The Glasgow Climate Pact is an agreement reached at the 2021 United Nations Climate Change Conference (COP26). The pact is the first climate agreement explicitly planning to reduce unabated coal usage. A pledge to "phase out" coal was changed to "phase down" late in negotiation, for coal in India and coal in China and other coal reliant countries.

== Development ==
The pact's main elements were:
- An agreement to re-visit emission reduction plans in 2022 in order to try to keep the 1.5 °C Paris Agreement target achievable
- The first ever inclusion of a commitment to limit ("phase down") the use of unabated coal (from this wording it implicitly follows that utilising coal with "abatement" (net-zero emission), e.g. by neutralising the resulting carbon dioxide via the CO_{2}-to-stone process, need not be reduced. However this carbon capture and storage is too expensive for most coal fired power stations.)
- A commitment to climate finance for developing countries.

== Pledges ==
The number of countries pledged to reach net-zero emissions passed 140. This target includes 90% of current global greenhouse gas emissions.

More than 100 countries, including Brazil, pledged to reverse deforestation by 2030.

More than 40 countries pledged to move away from coal.

India promised to draw half of its energy requirement from renewable sources by 2030.

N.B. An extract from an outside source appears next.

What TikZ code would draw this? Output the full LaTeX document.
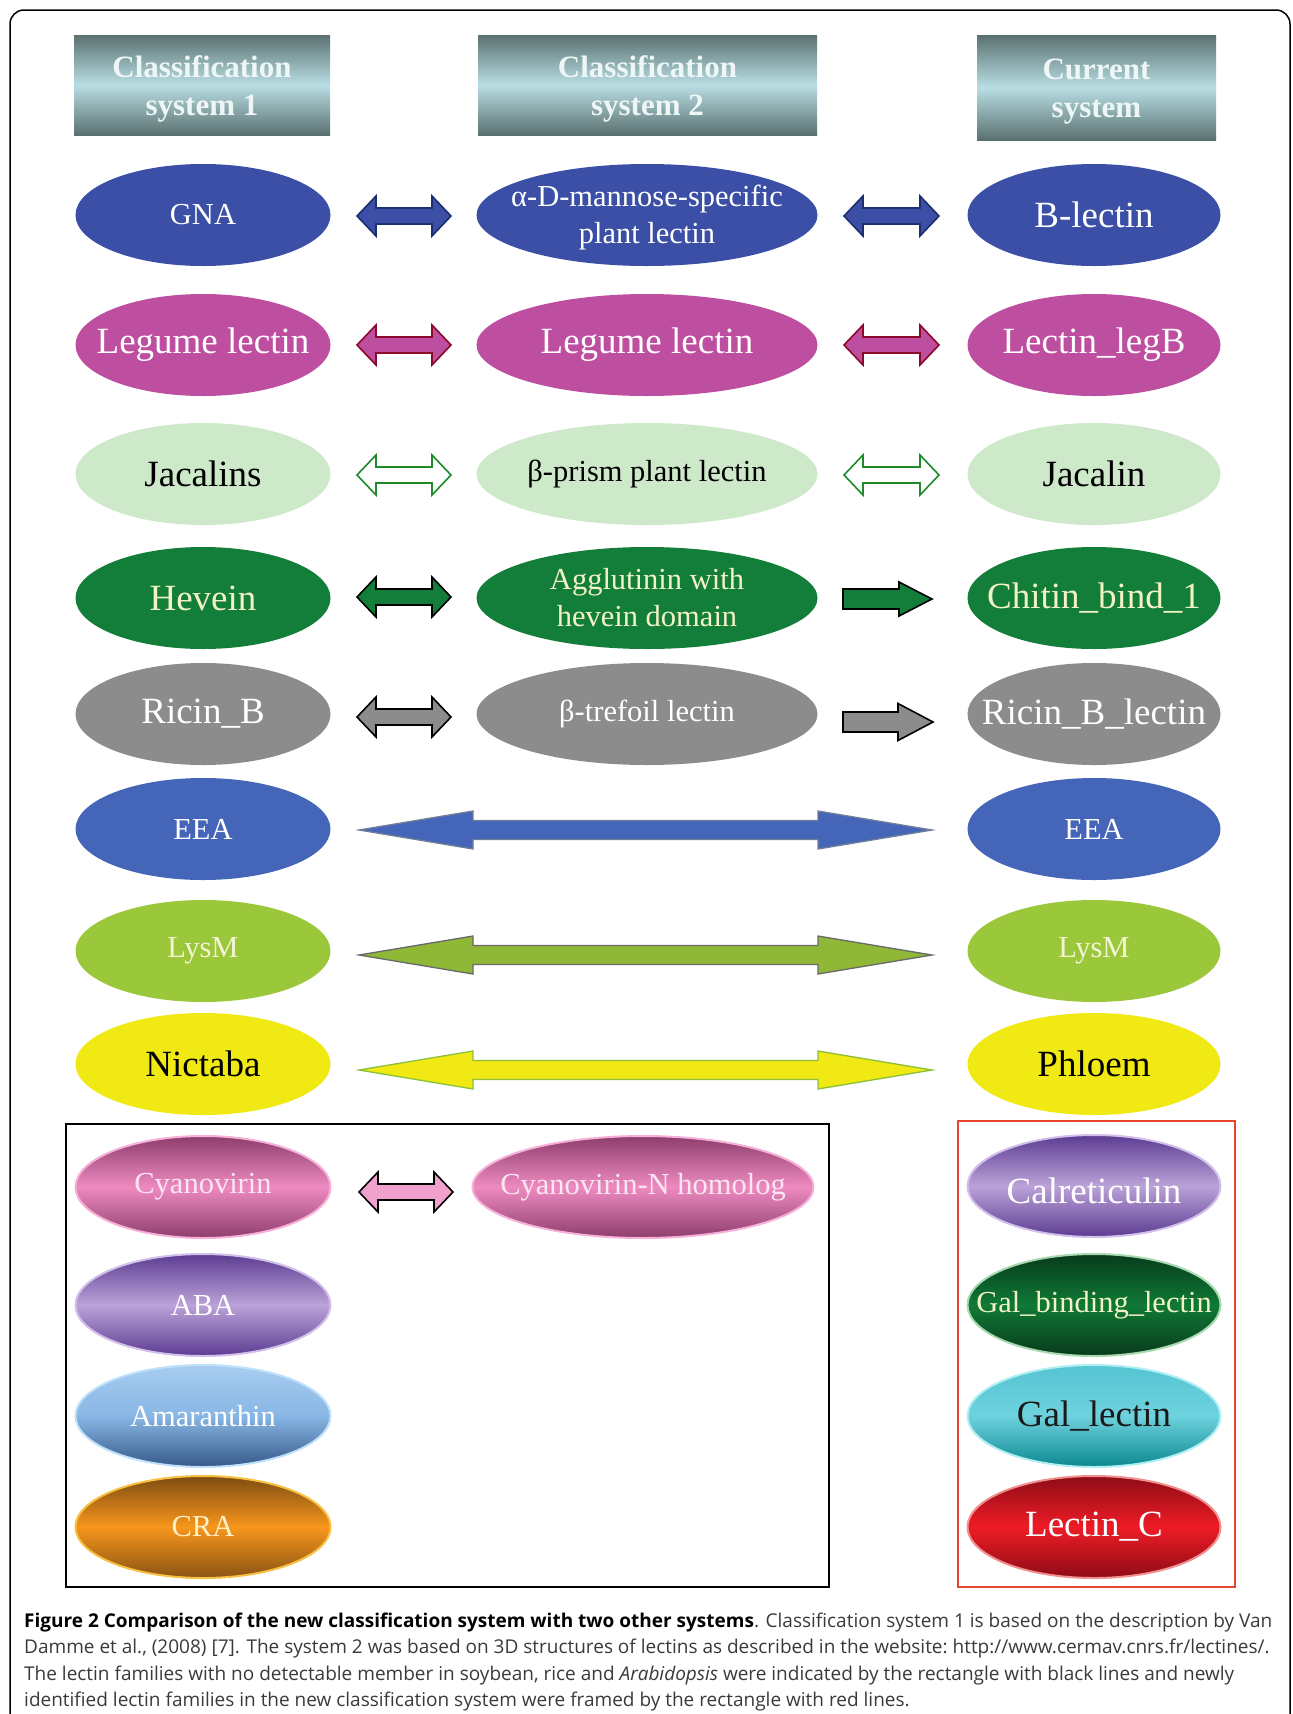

The governments of 24 developed countries and a group of major car manufacturers including GM, Ford, Volvo, BYD Auto, Jaguar Land Rover and Mercedes-Benz committed to "work towards all sales of new cars and vans being zero emission globally by 2040, and by no later than 2035 in leading markets". Major car manufacturing nations like the US, Germany, China, Japan and South Korea, as well as Volkswagen, Toyota, Peugeot, Honda, Nissan and Hyundai, did not pledge.

== Reception ==
UN climate chief Patricia Espinosa stated that she was not happy with the last minute change of language affirmed by members of the Indian and Chinese parties but did say that, "No deal was the worst possible result there. Nobody wins,” stating she was satisfied with the deal overall. “We would have preferred a very clear statement about a phasing out of coal and (the) elimination of fossil fuel subsidies,” Espinosa said, but explained she understands India’s needs.